■ GIVEN REQUEST
Output each line exactly as it appears, skipping any embedded picture.

------

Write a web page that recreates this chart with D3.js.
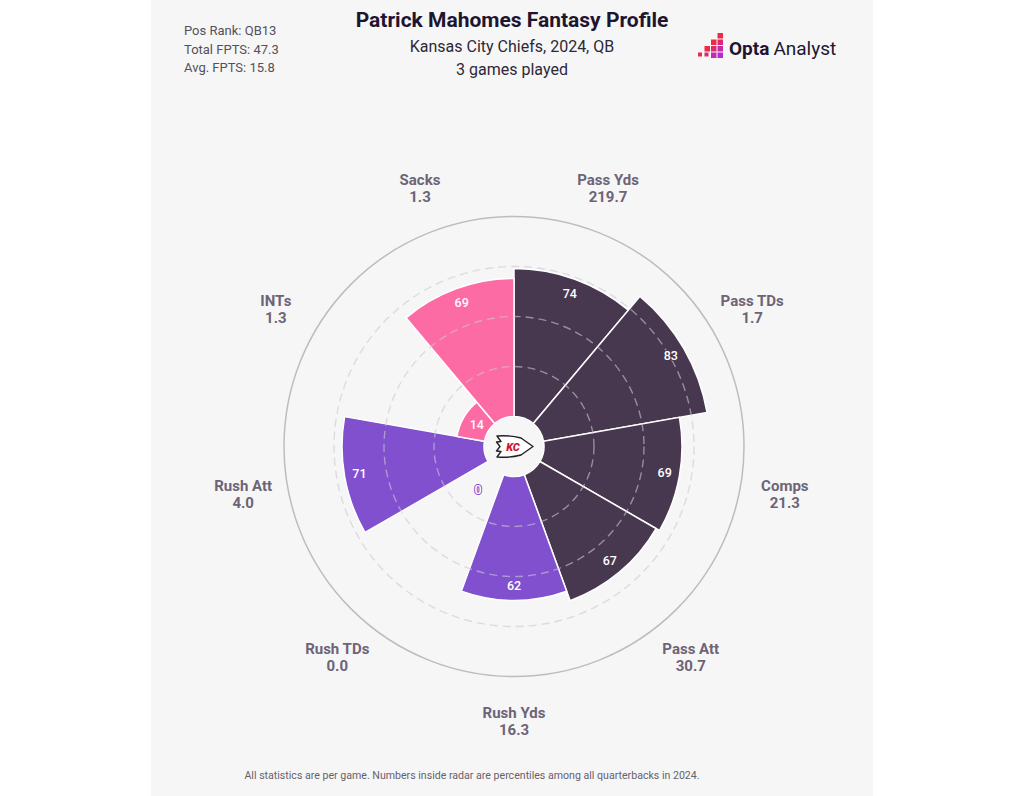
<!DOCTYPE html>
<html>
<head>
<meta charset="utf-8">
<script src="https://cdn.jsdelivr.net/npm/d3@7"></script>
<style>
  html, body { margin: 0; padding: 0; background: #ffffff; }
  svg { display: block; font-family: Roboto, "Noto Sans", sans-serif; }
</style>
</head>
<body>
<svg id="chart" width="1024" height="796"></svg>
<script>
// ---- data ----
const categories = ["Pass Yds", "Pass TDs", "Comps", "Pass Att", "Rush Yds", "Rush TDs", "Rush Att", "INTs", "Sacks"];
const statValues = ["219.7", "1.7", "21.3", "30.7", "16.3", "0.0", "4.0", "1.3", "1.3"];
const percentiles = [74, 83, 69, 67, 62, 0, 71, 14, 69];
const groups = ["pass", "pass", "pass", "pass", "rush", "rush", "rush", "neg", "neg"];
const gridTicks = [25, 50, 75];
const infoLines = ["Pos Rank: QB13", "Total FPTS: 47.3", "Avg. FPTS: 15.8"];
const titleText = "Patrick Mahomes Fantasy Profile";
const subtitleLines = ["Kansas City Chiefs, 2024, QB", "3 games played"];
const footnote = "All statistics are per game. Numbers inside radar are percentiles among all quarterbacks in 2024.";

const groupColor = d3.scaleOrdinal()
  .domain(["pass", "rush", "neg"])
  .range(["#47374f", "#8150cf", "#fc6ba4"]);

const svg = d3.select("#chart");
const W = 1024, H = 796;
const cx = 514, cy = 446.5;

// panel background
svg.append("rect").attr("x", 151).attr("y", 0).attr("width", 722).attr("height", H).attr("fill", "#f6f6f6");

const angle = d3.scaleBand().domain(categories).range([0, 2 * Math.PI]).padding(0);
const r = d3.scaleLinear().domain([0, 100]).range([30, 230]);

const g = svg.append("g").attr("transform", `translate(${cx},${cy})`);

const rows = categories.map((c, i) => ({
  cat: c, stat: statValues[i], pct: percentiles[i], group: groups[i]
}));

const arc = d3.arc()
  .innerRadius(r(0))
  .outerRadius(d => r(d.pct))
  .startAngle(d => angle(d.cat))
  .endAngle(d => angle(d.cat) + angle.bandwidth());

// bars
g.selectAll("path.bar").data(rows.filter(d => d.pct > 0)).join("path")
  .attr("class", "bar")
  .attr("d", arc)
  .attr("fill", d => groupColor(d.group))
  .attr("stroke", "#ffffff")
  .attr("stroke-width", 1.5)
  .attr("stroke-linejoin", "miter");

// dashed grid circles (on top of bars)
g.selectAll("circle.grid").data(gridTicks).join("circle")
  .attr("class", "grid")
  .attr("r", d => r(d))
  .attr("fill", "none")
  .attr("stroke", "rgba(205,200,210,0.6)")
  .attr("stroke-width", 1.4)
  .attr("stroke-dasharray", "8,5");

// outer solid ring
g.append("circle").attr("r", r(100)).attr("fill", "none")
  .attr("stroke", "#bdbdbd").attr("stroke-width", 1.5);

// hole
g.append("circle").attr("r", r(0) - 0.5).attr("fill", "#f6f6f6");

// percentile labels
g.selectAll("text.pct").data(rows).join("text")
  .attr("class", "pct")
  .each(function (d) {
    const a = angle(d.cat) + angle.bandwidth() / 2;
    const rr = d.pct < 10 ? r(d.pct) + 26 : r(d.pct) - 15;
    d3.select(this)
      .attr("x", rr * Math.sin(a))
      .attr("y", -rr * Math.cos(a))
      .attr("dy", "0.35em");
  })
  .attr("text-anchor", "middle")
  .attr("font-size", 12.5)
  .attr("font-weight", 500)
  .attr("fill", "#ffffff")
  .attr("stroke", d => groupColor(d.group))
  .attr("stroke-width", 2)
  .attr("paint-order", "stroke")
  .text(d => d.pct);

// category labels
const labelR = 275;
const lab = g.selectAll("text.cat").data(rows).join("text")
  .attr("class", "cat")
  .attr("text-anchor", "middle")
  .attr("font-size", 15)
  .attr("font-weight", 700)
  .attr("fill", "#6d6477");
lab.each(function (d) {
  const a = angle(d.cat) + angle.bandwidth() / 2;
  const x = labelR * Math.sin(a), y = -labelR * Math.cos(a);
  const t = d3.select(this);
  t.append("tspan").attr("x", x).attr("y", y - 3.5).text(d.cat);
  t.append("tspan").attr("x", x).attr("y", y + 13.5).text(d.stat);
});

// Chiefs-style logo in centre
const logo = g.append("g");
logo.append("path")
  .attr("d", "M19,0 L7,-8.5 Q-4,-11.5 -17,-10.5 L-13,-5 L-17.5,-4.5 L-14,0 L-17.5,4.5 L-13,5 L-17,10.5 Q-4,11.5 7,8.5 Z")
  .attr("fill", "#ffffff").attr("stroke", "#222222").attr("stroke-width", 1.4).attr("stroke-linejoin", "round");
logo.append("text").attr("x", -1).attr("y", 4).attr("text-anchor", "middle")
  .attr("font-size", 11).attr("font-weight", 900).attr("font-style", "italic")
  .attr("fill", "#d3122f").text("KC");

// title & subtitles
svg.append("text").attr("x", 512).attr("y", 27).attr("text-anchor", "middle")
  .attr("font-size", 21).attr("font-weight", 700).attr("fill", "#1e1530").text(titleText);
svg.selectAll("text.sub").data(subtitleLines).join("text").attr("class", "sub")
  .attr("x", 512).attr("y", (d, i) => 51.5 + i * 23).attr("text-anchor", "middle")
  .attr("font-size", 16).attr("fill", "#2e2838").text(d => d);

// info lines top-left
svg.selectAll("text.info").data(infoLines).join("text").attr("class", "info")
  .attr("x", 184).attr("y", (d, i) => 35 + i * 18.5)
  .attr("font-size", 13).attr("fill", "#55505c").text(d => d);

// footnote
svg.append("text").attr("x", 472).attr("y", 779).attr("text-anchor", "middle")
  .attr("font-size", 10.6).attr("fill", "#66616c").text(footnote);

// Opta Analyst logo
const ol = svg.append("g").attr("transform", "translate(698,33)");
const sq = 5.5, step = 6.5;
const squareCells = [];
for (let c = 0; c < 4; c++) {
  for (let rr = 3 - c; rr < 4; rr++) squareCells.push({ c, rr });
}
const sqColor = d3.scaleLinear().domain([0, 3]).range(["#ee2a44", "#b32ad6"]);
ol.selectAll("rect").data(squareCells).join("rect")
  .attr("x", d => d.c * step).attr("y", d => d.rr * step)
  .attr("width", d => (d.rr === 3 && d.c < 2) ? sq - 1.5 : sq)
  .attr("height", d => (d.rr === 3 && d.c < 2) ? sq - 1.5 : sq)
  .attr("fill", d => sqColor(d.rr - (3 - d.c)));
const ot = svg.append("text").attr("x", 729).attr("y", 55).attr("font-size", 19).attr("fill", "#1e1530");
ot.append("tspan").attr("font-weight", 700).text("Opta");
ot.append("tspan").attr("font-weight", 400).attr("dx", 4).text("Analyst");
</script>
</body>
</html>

------

■ PROBLEM SOLUTION
Write a web page that recreates this chart with D3.js.
<!DOCTYPE html>
<html>
<head>
<meta charset="utf-8">
<script src="https://cdn.jsdelivr.net/npm/d3@7"></script>
<style>
  html, body { margin: 0; padding: 0; background: #ffffff; }
  svg { display: block; font-family: Roboto, "Noto Sans", sans-serif; }
</style>
</head>
<body>
<svg id="chart" width="1024" height="796"></svg>
<script>
// ---- data ----
const categories = ["Pass Yds", "Pass TDs", "Comps", "Pass Att", "Rush Yds", "Rush TDs", "Rush Att", "INTs", "Sacks"];
const statValues = ["219.7", "1.7", "21.3", "30.7", "16.3", "0.0", "4.0", "1.3", "1.3"];
const percentiles = [74, 83, 69, 67, 62, 0, 71, 14, 69];
const groups = ["pass", "pass", "pass", "pass", "rush", "rush", "rush", "neg", "neg"];
const gridTicks = [25, 50, 75];
const infoLines = ["Pos Rank: QB13", "Total FPTS: 47.3", "Avg. FPTS: 15.8"];
const titleText = "Patrick Mahomes Fantasy Profile";
const subtitleLines = ["Kansas City Chiefs, 2024, QB", "3 games played"];
const footnote = "All statistics are per game. Numbers inside radar are percentiles among all quarterbacks in 2024.";

const groupColor = d3.scaleOrdinal()
  .domain(["pass", "rush", "neg"])
  .range(["#47374f", "#8150cf", "#fc6ba4"]);

const svg = d3.select("#chart");
const W = 1024, H = 796;
const cx = 514, cy = 446.5;

// panel background
svg.append("rect").attr("x", 151).attr("y", 0).attr("width", 722).attr("height", H).attr("fill", "#f6f6f6");

const angle = d3.scaleBand().domain(categories).range([0, 2 * Math.PI]).padding(0);
const r = d3.scaleLinear().domain([0, 100]).range([30, 230]);

const g = svg.append("g").attr("transform", `translate(${cx},${cy})`);

const rows = categories.map((c, i) => ({
  cat: c, stat: statValues[i], pct: percentiles[i], group: groups[i]
}));

const arc = d3.arc()
  .innerRadius(r(0))
  .outerRadius(d => r(d.pct))
  .startAngle(d => angle(d.cat))
  .endAngle(d => angle(d.cat) + angle.bandwidth());

// bars
g.selectAll("path.bar").data(rows.filter(d => d.pct > 0)).join("path")
  .attr("class", "bar")
  .attr("d", arc)
  .attr("fill", d => groupColor(d.group))
  .attr("stroke", "#ffffff")
  .attr("stroke-width", 1.5)
  .attr("stroke-linejoin", "miter");

// dashed grid circles (on top of bars)
g.selectAll("circle.grid").data(gridTicks).join("circle")
  .attr("class", "grid")
  .attr("r", d => r(d))
  .attr("fill", "none")
  .attr("stroke", "rgba(205,200,210,0.6)")
  .attr("stroke-width", 1.4)
  .attr("stroke-dasharray", "8,5");

// outer solid ring
g.append("circle").attr("r", r(100)).attr("fill", "none")
  .attr("stroke", "#bdbdbd").attr("stroke-width", 1.5);

// hole
g.append("circle").attr("r", r(0) - 0.5).attr("fill", "#f6f6f6");

// percentile labels
g.selectAll("text.pct").data(rows).join("text")
  .attr("class", "pct")
  .each(function (d) {
    const a = angle(d.cat) + angle.bandwidth() / 2;
    const rr = d.pct < 10 ? r(d.pct) + 26 : r(d.pct) - 15;
    d3.select(this)
      .attr("x", rr * Math.sin(a))
      .attr("y", -rr * Math.cos(a))
      .attr("dy", "0.35em");
  })
  .attr("text-anchor", "middle")
  .attr("font-size", 12.5)
  .attr("font-weight", 500)
  .attr("fill", "#ffffff")
  .attr("stroke", d => groupColor(d.group))
  .attr("stroke-width", 2)
  .attr("paint-order", "stroke")
  .text(d => d.pct);

// category labels
const labelR = 275;
const lab = g.selectAll("text.cat").data(rows).join("text")
  .attr("class", "cat")
  .attr("text-anchor", "middle")
  .attr("font-size", 15)
  .attr("font-weight", 700)
  .attr("fill", "#6d6477");
lab.each(function (d) {
  const a = angle(d.cat) + angle.bandwidth() / 2;
  const x = labelR * Math.sin(a), y = -labelR * Math.cos(a);
  const t = d3.select(this);
  t.append("tspan").attr("x", x).attr("y", y - 3.5).text(d.cat);
  t.append("tspan").attr("x", x).attr("y", y + 13.5).text(d.stat);
});

// Chiefs-style logo in centre
const logo = g.append("g");
logo.append("path")
  .attr("d", "M19,0 L7,-8.5 Q-4,-11.5 -17,-10.5 L-13,-5 L-17.5,-4.5 L-14,0 L-17.5,4.5 L-13,5 L-17,10.5 Q-4,11.5 7,8.5 Z")
  .attr("fill", "#ffffff").attr("stroke", "#222222").attr("stroke-width", 1.4).attr("stroke-linejoin", "round");
logo.append("text").attr("x", -1).attr("y", 4).attr("text-anchor", "middle")
  .attr("font-size", 11).attr("font-weight", 900).attr("font-style", "italic")
  .attr("fill", "#d3122f").text("KC");

// title & subtitles
svg.append("text").attr("x", 512).attr("y", 27).attr("text-anchor", "middle")
  .attr("font-size", 21).attr("font-weight", 700).attr("fill", "#1e1530").text(titleText);
svg.selectAll("text.sub").data(subtitleLines).join("text").attr("class", "sub")
  .attr("x", 512).attr("y", (d, i) => 51.5 + i * 23).attr("text-anchor", "middle")
  .attr("font-size", 16).attr("fill", "#2e2838").text(d => d);

// info lines top-left
svg.selectAll("text.info").data(infoLines).join("text").attr("class", "info")
  .attr("x", 184).attr("y", (d, i) => 35 + i * 18.5)
  .attr("font-size", 13).attr("fill", "#55505c").text(d => d);

// footnote
svg.append("text").attr("x", 472).attr("y", 779).attr("text-anchor", "middle")
  .attr("font-size", 10.6).attr("fill", "#66616c").text(footnote);

// Opta Analyst logo
const ol = svg.append("g").attr("transform", "translate(698,33)");
const sq = 5.5, step = 6.5;
const squareCells = [];
for (let c = 0; c < 4; c++) {
  for (let rr = 3 - c; rr < 4; rr++) squareCells.push({ c, rr });
}
const sqColor = d3.scaleLinear().domain([0, 3]).range(["#ee2a44", "#b32ad6"]);
ol.selectAll("rect").data(squareCells).join("rect")
  .attr("x", d => d.c * step).attr("y", d => d.rr * step)
  .attr("width", d => (d.rr === 3 && d.c < 2) ? sq - 1.5 : sq)
  .attr("height", d => (d.rr === 3 && d.c < 2) ? sq - 1.5 : sq)
  .attr("fill", d => sqColor(d.rr - (3 - d.c)));
const ot = svg.append("text").attr("x", 729).attr("y", 55).attr("font-size", 19).attr("fill", "#1e1530");
ot.append("tspan").attr("font-weight", 700).text("Opta");
ot.append("tspan").attr("font-weight", 400).attr("dx", 4).text("Analyst");
</script>
</body>
</html>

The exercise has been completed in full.